** begin RECORDS TO PROCESS **
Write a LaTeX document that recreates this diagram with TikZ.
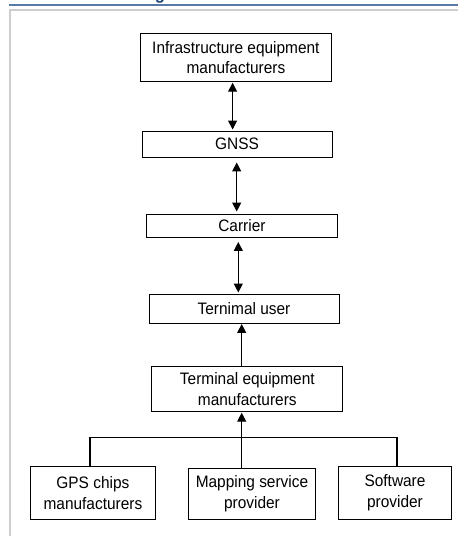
\documentclass[tikz,border=0pt]{standalone}
\usepackage{fontspec}
\setmainfont{Liberation Sans}[FakeStretch=0.93]
\usetikzlibrary{arrows.meta}
\definecolor{barblue}{RGB}{88,122,168}
\definecolor{headblue}{RGB}{31,73,125}
\definecolor{framegray}{RGB}{205,205,205}
\tikzset{
  box/.style={draw=black, line width=0.95pt, rectangle, inner sep=0pt,
    align=center, font=\fontsize{16.6}{20.5}\selectfont},
  link/.style={draw=black, line width=1.1pt},
  dbl/.style={link, {Triangle[width=9pt,length=9pt]}-{Triangle[width=9pt,length=9pt]}},
  up/.style={link, -{Triangle[width=9pt,length=9pt]}},
}
\begin{document}
\begin{tikzpicture}[x=1pt, y=-1pt]
\useasboundingbox (0,0) rectangle (458,536);
\clip (0,0) rectangle (458,536);
\fill[white] (0,0) rectangle (458,536);

% page header rule, the tail of the heading above it, and the panel frame
\node[anchor=base, text=headblue, inner sep=0pt,
  font=\bfseries\fontsize{18}{18}\selectfont] (head) at (160,-0.8) {g};
\fill[barblue] (9,3.5) rectangle (458,5.6);
\draw[framegray, line width=1.6pt] (9.8,536) -- (9.8,9.8) -- (458,9.8);

% boxes
\node[box, minimum width=190.3pt, minimum height=48.7pt] (infra) at (235.9,57.4)
  {Infrastructure equipment\\manufacturers};
\node[box, minimum width=190pt, minimum height=26pt] (gnss) at (237,144) {GNSS};
\node[box, minimum width=190.3pt, minimum height=23pt] (carrier) at (241.9,225.5) {Carrier};
\node[box, minimum width=190pt, minimum height=29pt] (tuser) at (244,308.5) {Ternimal user};
\node[box, minimum width=191.3pt, minimum height=45pt] (teq) at (247.3,389.2)
  {Terminal equipment\\manufacturers};
\node[box, minimum width=124.3pt, minimum height=52.3pt] (gps) at (92.9,492.9)
  {GPS chips\\manufacturers};
\node[box, minimum width=127.4pt, minimum height=51pt] (map) at (252,493.8)
  {Mapping service\\provider};
\node[box, minimum width=113.4pt, minimum height=52.3pt] (sw) at (395,492.9)
  {Software\\provider};

% connector columns
\coordinate (c1) at (232.6,0);
\coordinate (c2) at (236.7,0);
\coordinate (c3) at (238.3,0);
\coordinate (c4) at (241.7,0);
\coordinate (busL) at (90,437.7);
\coordinate (busR) at (397,437.7);

% connectors
\draw[dbl, shorten <=0.5pt, shorten >=1pt] (infra.south -| c1) -- (gnss.north -| c1);
\draw[dbl, shorten <=5pt, shorten >=2pt] (gnss.south -| c2) -- (carrier.north -| c2);
\draw[dbl, shorten <=4.5pt, shorten >=1pt] (carrier.south -| c3) -- (tuser.north -| c3);
\draw[up, shorten >=0.5pt] (teq.north -| c4) -- (tuser.south -| c4);
\draw[up, shorten >=0.5pt] (map.north -| c4) -- (teq.south -| c4);
\draw[link] (gps.north -| busL) -- (busL) -- (busR) -- (sw.north -| busR);
\end{tikzpicture}
\end{document}
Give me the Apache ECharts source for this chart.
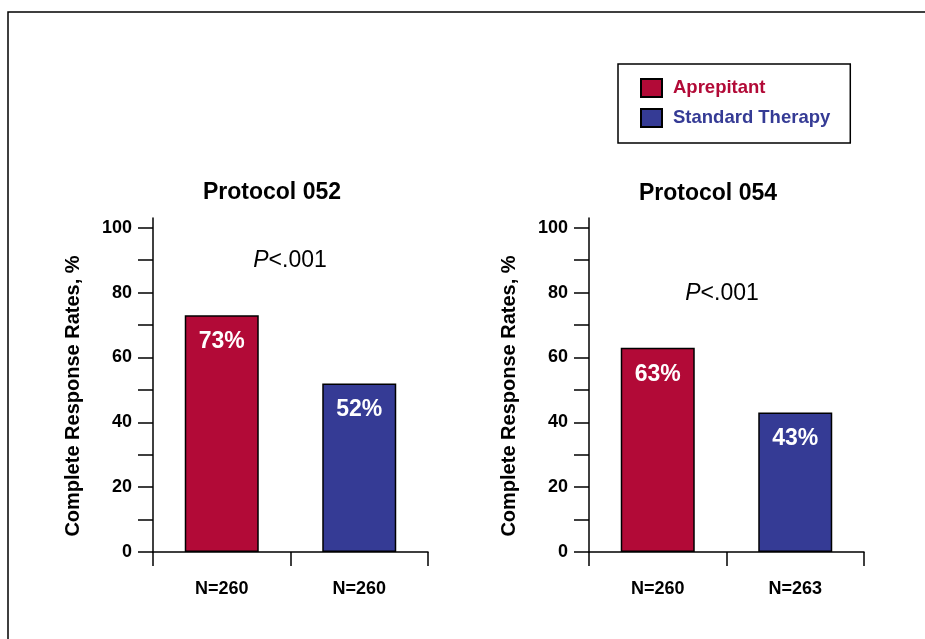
<!DOCTYPE html>
<html>
<head>
<meta charset="utf-8">
<script src="https://cdn.jsdelivr.net/npm/echarts@6/dist/echarts.min.js"></script>
<style>
html,body{margin:0;padding:0;background:#fff;}
#chart{width:925px;height:639px;}
</style>
</head>
<body>
<div id="chart"></div>
<script>
// ---- data ----
var seriesNames = ['Aprepitant', 'Standard Therapy'];
var protocolTitles = ['Protocol 052', 'Protocol 054'];
var pValues = ['.001', '.001'];
var categories052 = ['N=260', 'N=260'];
var categories054 = ['N=260', 'N=263'];
var aprepitant = [73, 63];      // protocol 052, 054
var standardTherapy = [52, 43]; // protocol 052, 054
var yLabelValues = [0, 20, 40, 60, 80, 100];
var yTickValues = [0, 10, 20, 30, 40, 50, 60, 70, 80, 90, 100];
var yAxisName = 'Complete Response Rates, %';

// ---- styles ----
var RED = '#B20A37';
var BLUE = '#353B95';
var FONT = 'Arial, "Liberation Sans", Helvetica, sans-serif';

var chart = echarts.init(document.getElementById('chart'));

var grids = [
  {left: 153, top: 218, width: 275, height: 334},
  {left: 589, top: 218, width: 275, height: 334}
];
var cats = [categories052, categories054];

function makeX(i) {
  return {
    type: 'category', gridIndex: i, data: cats[i], boundaryGap: true,
    axisLine: {show: true, lineStyle: {color: '#000', width: 1.5}},
    axisTick: {show: true, alignWithLabel: false, length: 14, lineStyle: {color: '#000', width: 1.5}},
    axisLabel: {color: '#000', fontFamily: FONT, fontWeight: 'bold', fontSize: 18, margin: 28},
    splitLine: {show: false}
  };
}
function makeY(i) {
  return {
    type: 'value', gridIndex: i, min: 0, max: 103,
    name: yAxisName, nameLocation: 'middle', nameRotate: 90, nameGap: 70,
    nameTextStyle: {color: '#000', fontFamily: FONT, fontWeight: 'bold', fontSize: 20, padding: [0, 22, 0, 0]},
    axisLine: {show: true, lineStyle: {color: '#000', width: 1.5}},
    axisTick: {show: true, length: 15, customValues: yTickValues, lineStyle: {color: '#000', width: 1.5}},
    axisLabel: {show: true, customValues: yLabelValues, color: '#000', fontFamily: FONT, fontWeight: 'bold', fontSize: 18, margin: 21},
    splitLine: {show: false}
  };
}
function makeBar(name, i, data, color) {
  return {
    type: 'bar', name: name, xAxisIndex: i, yAxisIndex: i, stack: 'g' + i,
    data: data, barWidth: 74,
    itemStyle: {color: color, borderColor: '#000', borderWidth: 1.5},
    label: {show: true, position: 'insideTop', distance: 15, formatter: '{c}%',
      color: '#fff', fontFamily: FONT, fontWeight: 'bold', fontSize: 23},
    emphasis: {disabled: true}
  };
}

var series = [];
for (var i = 0; i < 2; i++) {
  series.push(makeBar(seriesNames[0], i, [aprepitant[i], '-'], RED));
  series.push(makeBar(seriesNames[1], i, ['-', standardTherapy[i]], BLUE));
}

function pText(x, y, p) {
  return {
    type: 'text', x: x, y: y, silent: true,
    style: {
      text: '{i|P}{n|<' + p + '}', textAlign: 'center', textVerticalAlign: 'middle',
      rich: {
        i: {fontFamily: FONT, fontSize: 23, fontStyle: 'italic', fill: '#000', fontWeight: 'normal'},
        n: {fontFamily: FONT, fontSize: 23, fill: '#000', fontWeight: 'normal'}
      }
    }
  };
}
function titleText(x, y, t) {
  return {
    type: 'text', x: x, y: y, silent: true,
    style: {text: t, textAlign: 'center', textVerticalAlign: 'middle',
      fontFamily: FONT, fontSize: 23, fontWeight: 'bold', fill: '#000'}
  };
}

var option = {
  animation: false,
  backgroundColor: '#fff',
  grid: grids,
  xAxis: [makeX(0), makeX(1)],
  yAxis: [makeY(0), makeY(1)],
  legend: {
    orient: 'vertical', left: 618, top: 64,
    icon: 'rect', itemWidth: 21, itemHeight: 18, itemGap: 10,
    padding: [14, 20, 15, 22],
    borderColor: '#000', borderWidth: 1.5, backgroundColor: '#fff',
    selectedMode: false,
    textStyle: {fontFamily: FONT, fontWeight: 'bold', fontSize: 18.5, padding: [0, 0, 0, 6]},
    data: [
      {name: seriesNames[0], textStyle: {color: RED}},
      {name: seriesNames[1], textStyle: {color: BLUE}}
    ]
  },
  graphic: [
    {type: 'rect', z: -10, silent: true, shape: {x: 8, y: 12, width: 1000, height: 700},
      style: {fill: 'none', stroke: '#000', lineWidth: 1.5}},
    titleText(272, 193, protocolTitles[0]),
    titleText(708, 194, protocolTitles[1]),
    pText(290, 261, pValues[0]),
    pText(722, 294, pValues[1])
  ],
  series: series
};
chart.setOption(option);
</script>
</body>
</html>
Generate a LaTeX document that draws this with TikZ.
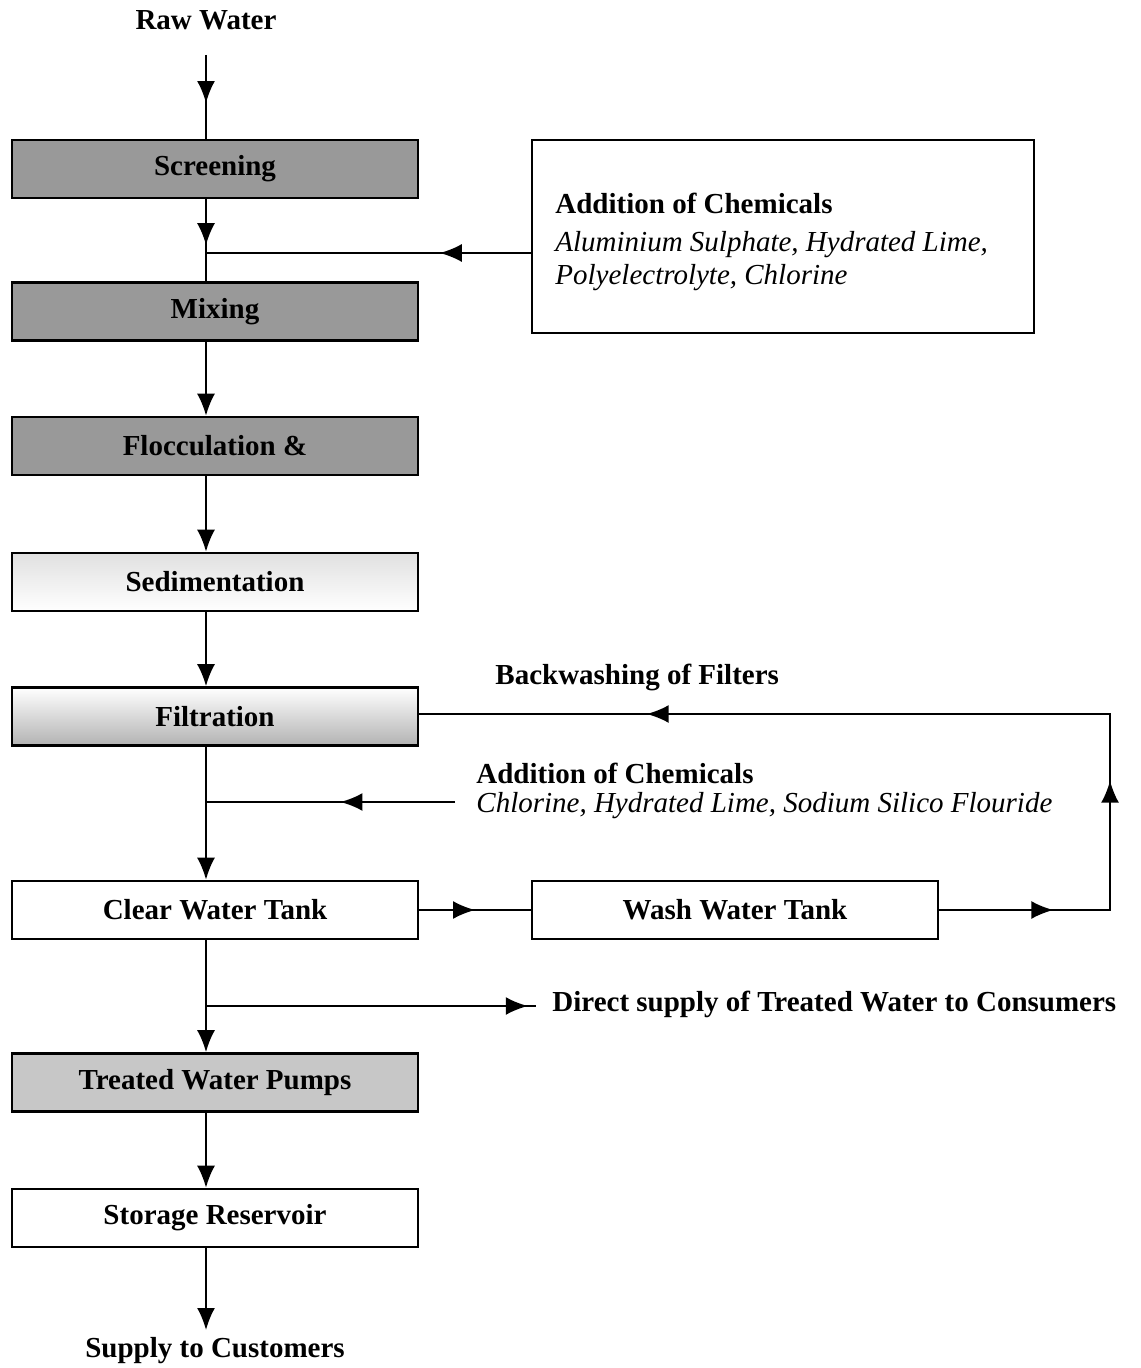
\documentclass[tikz,border=0pt]{standalone}
\usepackage{fontspec}
\setmainfont{Liberation Serif}
\usetikzlibrary{arrows.meta}
\usetikzlibrary{decorations.markings}
\usetikzlibrary{positioning}
\tikzset{
  stage/.style={draw,line width=1.3pt,minimum width=203pt,minimum height=29pt,
    inner sep=0pt,font=\fontsize{14.5}{17}\selectfont\bfseries}, % Prozessstufe
  darkstage/.style={stage,fill=black!40},
  midstage/.style={stage,fill=black!22},
  fadestage/.style={stage,top color=white,bottom color=black!30},
  palestage/.style={stage,top color=black!12,bottom color=white},
  plain/.style={font=\fontsize{14.5}{17}\selectfont\bfseries},
  chemlist/.style={font=\fontsize{14.5}{16.5}\selectfont\itshape,align=left},
  flow/.style={line width=1pt,->}, % Pfeil am Ende
  midflow/.style={line width=1pt,postaction={decorate},
    decoration={markings,mark=at position #1 with {\arrow{>}}}} % Pfeil in der Mitte
}
\begin{document}
\begin{tikzpicture}[x=0.5pt,y=-0.5pt,
>={Latex[length=11pt,width=9pt]} % Pfeilspitzen
]
\useasboundingbox (0,0) rectangle (1140,1368);

%Stufen
\node[plain] (raw) at (206,20) {Raw Water};
\node[darkstage] (screen) at (215,169) {Screening};
\node[darkstage] (mix) at (215,311.5) {Mixing};
\node[darkstage] (floc) at (215,446) {Flocculation \&};
\node[palestage] (sedi) at (215,582) {Sedimentation};
\node[fadestage] (filt) at (215,716.5) {Filtration};
\node[stage] (clear) at (215,910) {Clear Water Tank};
\node[stage] (wash) at (735,910) {Wash Water Tank};
\node[midstage] (pumps) at (215,1082.5) {Treated Water Pumps};
\node[stage] (store) at (215,1218) {Storage Reservoir};
\node[plain,anchor=north] (supply) at (215,1330) {Supply to Customers};

%Chemikalien
\node[draw,line width=1.3pt,minimum width=251pt,minimum height=96.5pt] (chem) at (783,236.5) {};
\node[plain,anchor=west,inner sep=0pt] (chemhead) at (555,203) {Addition of Chemicals};
\node[chemlist,anchor=west,inner sep=0pt] (chemtext) at (555,261)
  {Aluminium Sulphate, Hydrated Lime,\\Polyelectrolyte, Chlorine};
\node[plain,anchor=west,inner sep=0pt] (addhead) at (476,773) {Addition of Chemicals};
\node[chemlist,anchor=west,inner sep=0pt] (addtext) at (476,806)
  {Chlorine, Hydrated Lime, Sodium Silico Flouride};
\node[plain,anchor=west,inner sep=0pt] (backhead) at (495,677) {Backwashing of Filters};
\node[plain,anchor=west,inner sep=0pt] (direct) at (552,1004)
  {Direct supply of Treated Water to Consumers};

%Hilfspunkte
\coordinate (jA) at (206,253);
\coordinate (jB) at (206,802);
\coordinate (jC) at (206,1006);
\coordinate (chemB) at (455,802);
\coordinate (bwc) at (1110,910);
\coordinate (bwt) at (1110,714);

%Leitungen
\draw[midflow=0.65,shorten <=9pt] (raw.south) -- (raw.south |- screen.north);
\draw[midflow=0.56] (screen.south -| jA) -- (mix.north -| jA);
\draw[midflow=0.28] (chem.west |- jA) -- (jA);
\draw[flow] (mix.south -| jA) -- (floc.north -| jA);
\draw[flow] (floc.south -| jA) -- (sedi.north -| jA);
\draw[flow] (sedi.south -| jA) -- (filt.north -| jA);
\draw[flow] (filt.south -| jB) -- (clear.north -| jB);
\draw[midflow=0.46] (chemB) -- (jB);
\draw[midflow=0.5] (clear.east) -- (wash.west);
\draw[line width=1pt,postaction={decorate},decoration={markings,
  mark=at position 57pt with {\arrow{>}},
  mark=at position 150pt with {\arrow{>}},
  mark=at position 415pt with {\arrow{>}}}]
  (wash.east) -- (bwc) -- (bwt) -- (filt.east |- bwt);
\draw[flow] (clear.south -| jC) -- (pumps.north -| jC);
\draw[midflow=0.93,shorten >=8pt] (jC) -- (jC -| direct.west);
\draw[flow] (pumps.south -| jC) -- (store.north -| jC);
\draw[flow] (store.south -| jC) -- (supply.north -| jC);
\end{tikzpicture}
\end{document}
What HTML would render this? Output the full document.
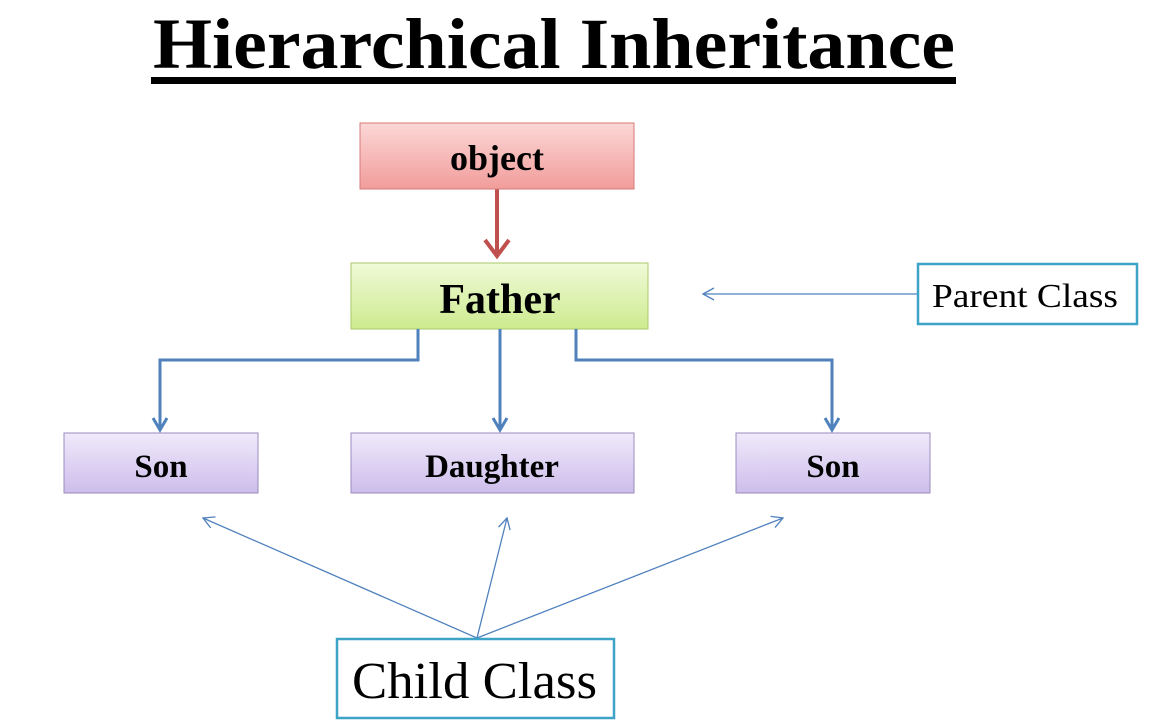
** end RECORDS TO PROCESS **
- _YOUR TASK_
Repeat only what lies between the start of the data and the end of the line containing "(busR) at (397,437.7);", exactly, with pictures left out.

- _OUTPUT_
Write a LaTeX document that recreates this diagram with TikZ.
\documentclass[tikz,border=0pt]{standalone}
\usepackage{fontspec}
\setmainfont{Liberation Sans}[FakeStretch=0.93]
\usetikzlibrary{arrows.meta}
\definecolor{barblue}{RGB}{88,122,168}
\definecolor{headblue}{RGB}{31,73,125}
\definecolor{framegray}{RGB}{205,205,205}
\tikzset{
  box/.style={draw=black, line width=0.95pt, rectangle, inner sep=0pt,
    align=center, font=\fontsize{16.6}{20.5}\selectfont},
  link/.style={draw=black, line width=1.1pt},
  dbl/.style={link, {Triangle[width=9pt,length=9pt]}-{Triangle[width=9pt,length=9pt]}},
  up/.style={link, -{Triangle[width=9pt,length=9pt]}},
}
\begin{document}
\begin{tikzpicture}[x=1pt, y=-1pt]
\useasboundingbox (0,0) rectangle (458,536);
\clip (0,0) rectangle (458,536);
\fill[white] (0,0) rectangle (458,536);

% page header rule, the tail of the heading above it, and the panel frame
\node[anchor=base, text=headblue, inner sep=0pt,
  font=\bfseries\fontsize{18}{18}\selectfont] (head) at (160,-0.8) {g};
\fill[barblue] (9,3.5) rectangle (458,5.6);
\draw[framegray, line width=1.6pt] (9.8,536) -- (9.8,9.8) -- (458,9.8);

% boxes
\node[box, minimum width=190.3pt, minimum height=48.7pt] (infra) at (235.9,57.4)
  {Infrastructure equipment\\manufacturers};
\node[box, minimum width=190pt, minimum height=26pt] (gnss) at (237,144) {GNSS};
\node[box, minimum width=190.3pt, minimum height=23pt] (carrier) at (241.9,225.5) {Carrier};
\node[box, minimum width=190pt, minimum height=29pt] (tuser) at (244,308.5) {Ternimal user};
\node[box, minimum width=191.3pt, minimum height=45pt] (teq) at (247.3,389.2)
  {Terminal equipment\\manufacturers};
\node[box, minimum width=124.3pt, minimum height=52.3pt] (gps) at (92.9,492.9)
  {GPS chips\\manufacturers};
\node[box, minimum width=127.4pt, minimum height=51pt] (map) at (252,493.8)
  {Mapping service\\provider};
\node[box, minimum width=113.4pt, minimum height=52.3pt] (sw) at (395,492.9)
  {Software\\provider};

% connector columns
\coordinate (c1) at (232.6,0);
\coordinate (c2) at (236.7,0);
\coordinate (c3) at (238.3,0);
\coordinate (c4) at (241.7,0);
\coordinate (busL) at (90,437.7);
\coordinate (busR) at (397,437.7);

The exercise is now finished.